= European Certification Body =

Accreditor of physical security products in Europe

„European Certification Body“ (ECB) is a since 7 July 1992 accredited (ISO/IEC 17065) and neutral certification body for physical security products. It certifies according to (European Standards) – without any national additional requirements. ECB issues the ECB•S certification mark.
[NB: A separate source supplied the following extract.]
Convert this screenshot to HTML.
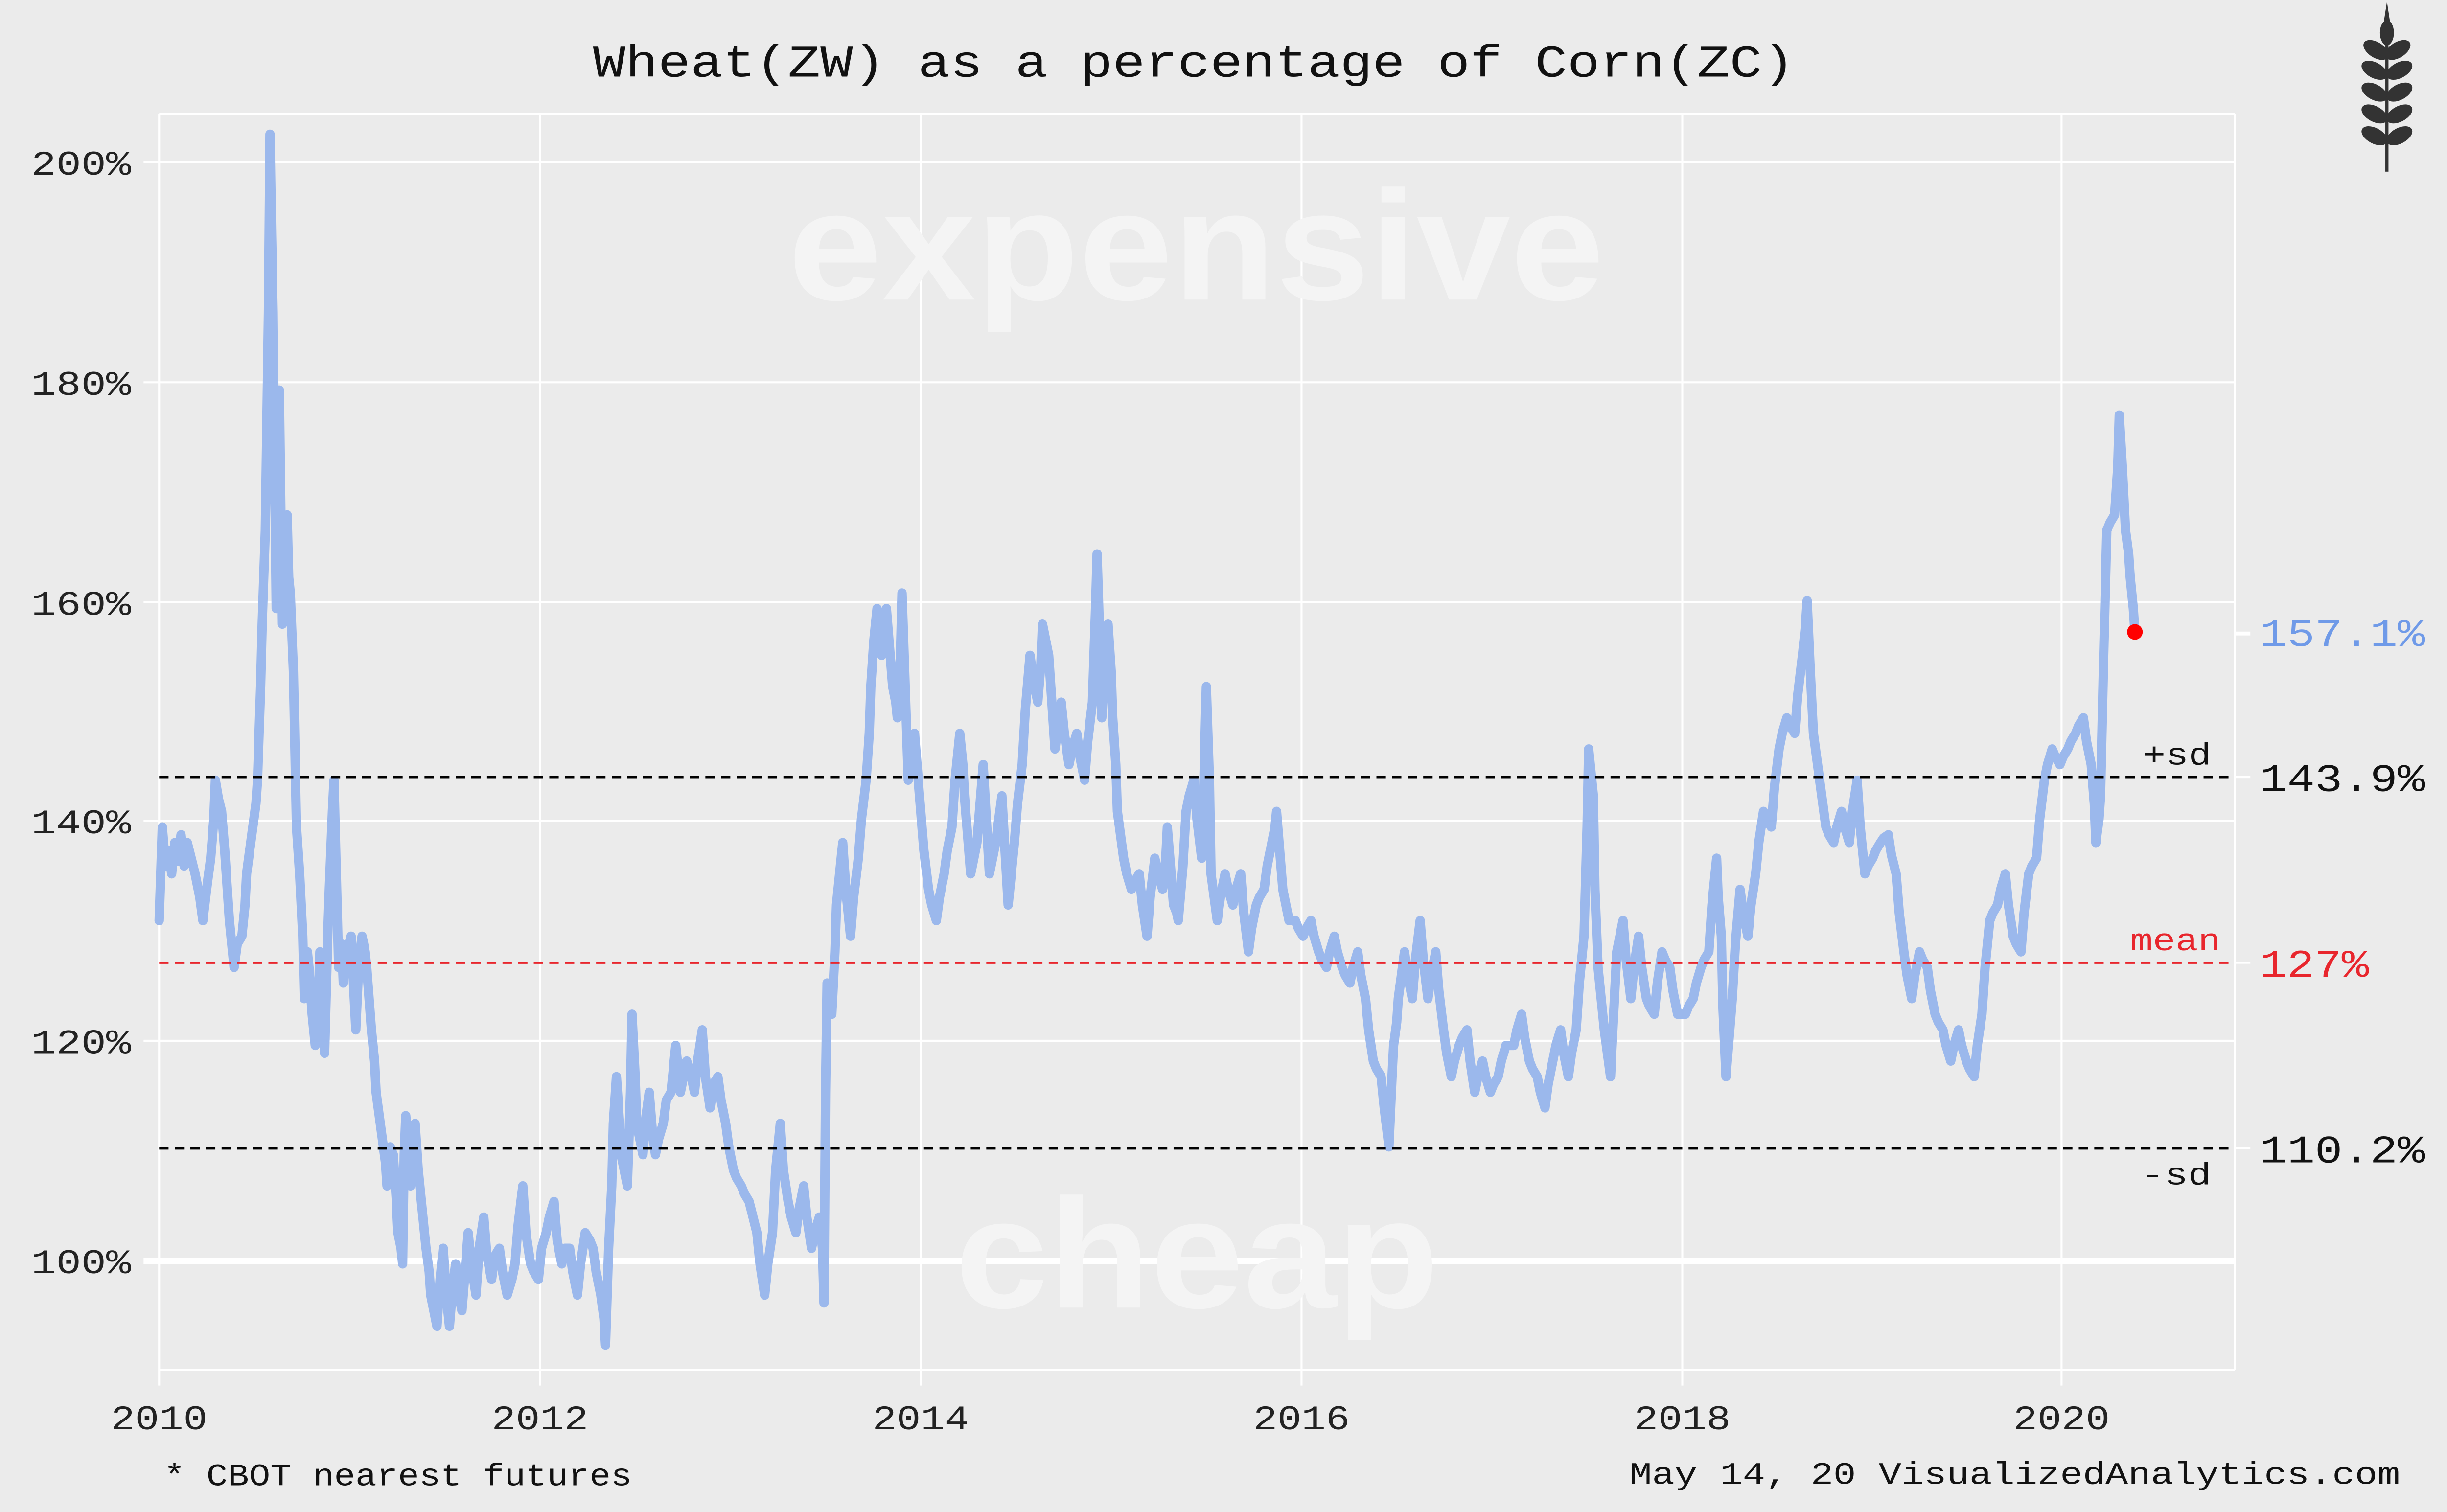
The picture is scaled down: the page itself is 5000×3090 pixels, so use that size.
<!DOCTYPE html>
<html><head><meta charset="utf-8"><style>
html,body{margin:0;padding:0;background:#ebebeb;}
svg{display:block;}
text{font-family:"Liberation Mono","DejaVu Sans Mono",monospace;}
</style></head><body>
<svg width="5000" height="3090" viewBox="0 0 1568 969" xmlns="http://www.w3.org/2000/svg">
<rect x="0" y="0" width="1568" height="969" fill="#ebebeb"/>
<g stroke="#ffffff" stroke-width="1.3" fill="none">
<line x1="102" y1="73" x2="1432" y2="73"/>
<line x1="1432" y1="73" x2="1432" y2="878"/>
<line x1="102" y1="878" x2="1432" y2="878"/>
<line x1="102" y1="73" x2="102" y2="888"/>
<line x1="346" y1="73" x2="346" y2="888"/>
<line x1="590" y1="73" x2="590" y2="888"/>
<line x1="834" y1="73" x2="834" y2="888"/>
<line x1="1078" y1="73" x2="1078" y2="888"/>
<line x1="1321" y1="73" x2="1321" y2="888"/>
<line x1="92" y1="104" x2="1432" y2="104"/>
<line x1="92" y1="245" x2="1432" y2="245"/>
<line x1="92" y1="386" x2="1432" y2="386"/>
<line x1="92" y1="526" x2="1432" y2="526"/>
<line x1="92" y1="667" x2="1432" y2="667"/>
<line x1="1432" y1="406" x2="1442" y2="406" stroke-width="2.5"/>
<line x1="1432" y1="498" x2="1442" y2="498"/>
<line x1="1432" y1="617" x2="1442" y2="617"/>
<line x1="1432" y1="736" x2="1442" y2="736"/>
</g>
<line x1="92" y1="808" x2="1432" y2="808" stroke="#ffffff" stroke-width="4"/>
<text x="505" y="192" textLength="523" lengthAdjust="spacingAndGlyphs" style="font-family:'Liberation Sans',sans-serif" font-weight="bold" font-size="100" fill="#f4f4f4">expensive</text>
<text x="612" y="838" textLength="310" lengthAdjust="spacingAndGlyphs" style="font-family:'Liberation Sans',sans-serif" font-weight="bold" font-size="100" fill="#f4f4f4">cheap</text>
<polyline fill="none" stroke="#9bb8ec" stroke-width="6" stroke-linejoin="round" stroke-linecap="round" points="
102,590 104,530 106,555 108,545 110,560 112,540 114,552 116,535 118,555 120,540 122,548 125,560 128,575 130,590 133,565 135,550 137,525 138,500 140,512 142,520 144,545 145,560 147,590 150,620 152,605 155,600 157,580 158,560 160,545 162,530 164,515 165,500 167,440 168,400 170,340 172,200 173,86 174,150 175,200 176,300 177,390 178,300 179,250 180,330 181,400 182,360 184,330 185,370 186,380 188,430 190,530 192,560 194,600 195,640 197,610 198,620 200,650 202,670 204,640 205,610 207,640 208,675 210,600 211,570 213,520 214,500 216,580 217,620 219,605 220,630 222,610 225,600 227,640 228,660 230,615 232,600 234,610 235,620 238,660 240,680 241,700 243,715 245,730 247,745 248,760 250,735 252,740 254,770 255,790 257,800 258,810 259,740 260,715 262,740 263,760 265,735 266,720 268,750 270,770 272,790 273,800 275,815 276,830 278,840 280,850 282,820 284,800 286,830 288,850 290,825 292,810 294,830 296,840 298,815 300,790 302,810 305,830 307,800 310,780 312,805 315,820 317,805 320,800 322,815 325,830 328,820 330,810 332,785 335,760 337,790 340,810 342,815 345,820 347,800 350,790 352,780 355,770 357,795 360,810 362,800 365,800 367,815 370,830 372,810 375,790 378,795 380,800 382,815 385,830 387,845 388,862 390,800 392,760 393,720 395,690 397,720 398,740 400,750 402,760 404,700 405,650 407,690 408,720 410,730 412,740 414,715 416,700 418,725 420,740 422,730 425,720 427,705 430,700 432,680 433,670 435,690 436,700 438,690 440,680 443,690 445,700 447,680 450,660 452,690 455,710 457,695 460,690 462,705 465,720 467,735 470,750 472,755 475,760 477,765 480,770 482,778 485,790 487,810 490,830 492,810 495,790 497,750 500,720 502,750 505,770 507,780 510,790 512,775 515,760 517,780 520,800 522,790 525,780 527,800 528,835 529,700 530,630 532,640 533,650 535,610 536,580 538,560 540,540 542,570 545,600 547,575 550,550 552,525 555,500 557,470 558,440 560,410 562,390 564,405 565,420 567,400 568,390 570,415 572,440 574,450 575,460 577,420 578,380 580,440 582,500 584,480 586,470 588,495 590,520 592,545 595,570 597,580 600,590 602,575 605,560 607,545 610,530 612,500 615,470 617,490 618,510 620,535 622,560 624,550 626,540 628,515 630,490 632,525 634,560 636,550 638,540 640,525 642,510 644,545 646,580 648,560 650,540 652,515 655,490 657,455 660,420 662,435 665,450 667,425 668,400 670,410 672,420 674,450 676,480 678,465 680,450 682,470 685,490 687,480 690,470 692,485 695,500 697,475 700,450 702,390 703,355 705,420 706,460 708,430 710,400 712,430 713,460 715,490 716,520 718,535 720,550 722,560 725,570 727,565 730,560 732,580 735,600 737,575 740,550 742,560 745,570 747,550 748,530 750,555 752,580 754,585 755,590 758,555 760,520 762,510 765,500 767,525 770,550 772,480 773,440 775,500 776,560 778,575 780,590 782,575 785,560 787,570 790,580 792,570 795,560 797,585 800,610 802,595 805,580 807,575 810,570 812,555 815,540 817,530 818,520 820,545 822,570 824,580 826,590 828,590 830,590 832,595 835,600 837,595 840,590 842,600 845,610 847,615 850,620 852,610 855,600 857,610 860,620 862,625 865,630 867,620 870,610 872,625 875,640 877,660 880,680 882,685 885,690 887,710 890,735 892,690 893,670 895,655 896,640 898,625 900,610 902,625 905,640 907,615 910,590 912,615 915,640 917,625 920,610 922,635 925,660 927,675 930,690 932,680 935,670 937,665 940,660 942,680 945,700 947,690 950,680 952,690 955,700 957,695 960,690 962,680 965,670 967,670 970,670 972,660 975,650 977,665 980,680 982,685 985,690 987,700 990,710 992,695 995,680 997,670 1000,660 1002,675 1005,690 1007,675 1010,660 1012,630 1015,600 1017,530 1018,480 1019,490 1021,510 1022,570 1024,620 1026,640 1028,660 1030,675 1032,690 1034,650 1036,610 1038,600 1040,590 1042,615 1045,640 1047,620 1050,600 1052,620 1055,640 1057,645 1060,650 1062,630 1065,610 1067,615 1070,620 1072,635 1075,650 1077,650 1080,650 1082,645 1085,640 1087,630 1090,620 1092,615 1095,610 1097,580 1100,550 1101,575 1103,600 1104,645 1106,690 1108,665 1110,640 1112,605 1115,570 1117,585 1120,600 1122,580 1125,560 1127,540 1130,520 1132,525 1135,530 1137,505 1140,480 1142,470 1145,460 1147,465 1150,470 1152,445 1155,420 1157,400 1158,385 1160,430 1162,470 1164,485 1166,500 1168,515 1170,530 1172,535 1175,540 1177,530 1180,520 1182,530 1185,540 1187,520 1190,500 1192,530 1195,560 1197,555 1200,550 1202,545 1205,540 1207,537 1210,535 1212,548 1215,560 1217,585 1220,610 1222,625 1225,640 1227,625 1230,610 1232,615 1235,620 1237,635 1240,650 1242,655 1245,660 1247,670 1250,680 1252,670 1255,660 1257,670 1260,680 1262,685 1265,690 1267,670 1270,650 1272,620 1275,590 1277,585 1280,580 1282,570 1285,560 1287,580 1290,600 1292,605 1295,610 1297,585 1300,560 1302,555 1305,550 1307,525 1310,500 1312,490 1315,480 1317,485 1320,490 1322,485 1325,480 1327,475 1330,470 1332,465 1335,460 1337,475 1340,490 1342,515 1343,540 1345,525 1346,510 1348,420 1350,340 1352,335 1355,330 1357,300 1358,266 1360,300 1362,340 1364,355 1365,370 1367,390 1368,405"/>
<g stroke-width="1.5" stroke-dasharray="6,4" fill="none">
<line x1="102" y1="498" x2="1432" y2="498" stroke="#000"/>
<line x1="102" y1="617" x2="1432" y2="617" stroke="#e8262d"/>
<line x1="102" y1="736" x2="1432" y2="736" stroke="#000"/>
</g>
<circle cx="1368" cy="405" r="5" fill="#ff0000"/>
<text x="380" y="49" textLength="770" lengthAdjust="spacingAndGlyphs" font-size="29" fill="#111">Wheat(ZW) as a percentage of Corn(ZC)</text>
<g font-size="22" fill="#222">
<text x="20" y="112" textLength="64" lengthAdjust="spacingAndGlyphs">200%</text>
<text x="20" y="253" textLength="64" lengthAdjust="spacingAndGlyphs">180%</text>
<text x="20" y="394" textLength="64" lengthAdjust="spacingAndGlyphs">160%</text>
<text x="20" y="534" textLength="64" lengthAdjust="spacingAndGlyphs">140%</text>
<text x="20" y="675" textLength="64" lengthAdjust="spacingAndGlyphs">120%</text>
<text x="20" y="816" textLength="64" lengthAdjust="spacingAndGlyphs">100%</text>
</g>
<g font-size="22" fill="#222">
<text x="71" y="916" textLength="62" lengthAdjust="spacingAndGlyphs">2010</text>
<text x="315" y="916" textLength="62" lengthAdjust="spacingAndGlyphs">2012</text>
<text x="559" y="916" textLength="62" lengthAdjust="spacingAndGlyphs">2014</text>
<text x="803" y="916" textLength="62" lengthAdjust="spacingAndGlyphs">2016</text>
<text x="1047" y="916" textLength="62" lengthAdjust="spacingAndGlyphs">2018</text>
<text x="1290" y="916" textLength="62" lengthAdjust="spacingAndGlyphs">2020</text>
</g>
<g font-size="25">
<text x="1448" y="414" fill="#6f9ae8" textLength="106" lengthAdjust="spacingAndGlyphs">157.1%</text>
<text x="1448" y="507" fill="#111" textLength="106" lengthAdjust="spacingAndGlyphs">143.9%</text>
<text x="1448" y="626" fill="#e8262d" textLength="70" lengthAdjust="spacingAndGlyphs">127%</text>
<text x="1448" y="745" fill="#111" textLength="106" lengthAdjust="spacingAndGlyphs">110.2%</text>
</g>
<g font-size="20">
<text x="1373" y="490" fill="#111" textLength="44" lengthAdjust="spacingAndGlyphs">+sd</text>
<text x="1365" y="609" fill="#e8262d" textLength="58" lengthAdjust="spacingAndGlyphs">mean</text>
<text x="1372" y="759" fill="#111" textLength="45" lengthAdjust="spacingAndGlyphs">-sd</text>
</g>
<text x="105" y="952" font-size="20" fill="#111" textLength="300" lengthAdjust="spacingAndGlyphs">* CBOT nearest futures</text>
<text x="1044" y="951" font-size="20" fill="#111" textLength="494" lengthAdjust="spacingAndGlyphs">May 14, 20  VisualizedAnalytics.com</text>
<g fill="#333">
<rect x="1528.5" y="22" width="2" height="88"/>
<ellipse cx="1529.5" cy="21" rx="4.5" ry="8"/>
<path d="M1529.5,1 L1531.5,14 L1527.5,14 Z"/>
<g transform="translate(1529.5,0)">
<ellipse cx="-7" cy="32" rx="9" ry="5" transform="rotate(32 -7 32)"/>
<ellipse cx="7" cy="32" rx="9" ry="5" transform="rotate(-32 7 32)"/>
<ellipse cx="-8" cy="45" rx="9" ry="5" transform="rotate(28 -8 45)"/>
<ellipse cx="8" cy="45" rx="9" ry="5" transform="rotate(-28 8 45)"/>
<ellipse cx="-8" cy="59" rx="9" ry="5" transform="rotate(28 -8 59)"/>
<ellipse cx="8" cy="59" rx="9" ry="5" transform="rotate(-28 8 59)"/>
<ellipse cx="-8" cy="73" rx="9" ry="5" transform="rotate(28 -8 73)"/>
<ellipse cx="8" cy="73" rx="9" ry="5" transform="rotate(-28 8 73)"/>
<ellipse cx="-8" cy="87" rx="9" ry="5" transform="rotate(28 -8 87)"/>
<ellipse cx="8" cy="87" rx="9" ry="5" transform="rotate(-28 8 87)"/>
</g>
</g>
</svg>
</body></html>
== ECB•S-certification program ==
- Secure safe cabinets and Safe
- ATM safes
- Strongrooms
- Deposit systems (deposit safes and night safes)
- Light fire storage units
- Data cabinets, Data rooms
- Burglar resistant construction products (Windows, Doors, Shutters)
- High security locks

== Certification ==
Certified security products may be marked with the blue ECB•S certification mark. A requirement of the ECB•S certification is a type testing according to European Standards. The type test is based on an authentic and real-life simulation e.g. of a burglary or a fire. The result of the test leads to the qualification of the product (e.g. resistance grade I, II, III for a safe). Ongoing audits in the manufacturing plants are necessary to maintain an equal quality.

== Insurance ==
The ECB•S certification gives insurance companies a basis for the calculation of risks. Very often insurance companies assure worths only if they are kept in a tested and certified secure storage unit. Therefore it is recommended also by governmental bodies, e.g. the police, to better choose certified security products in doubt.

The storage of weapons or medicine can require certified secure storage products.

== History/Background ==
ECB is together with the international security association ESSA the follow-up organisations of the FuP e.V. The FuP, founded in 1969, initiated and forced the standardization of physical security products. At first in Germany, later on also on the European Market.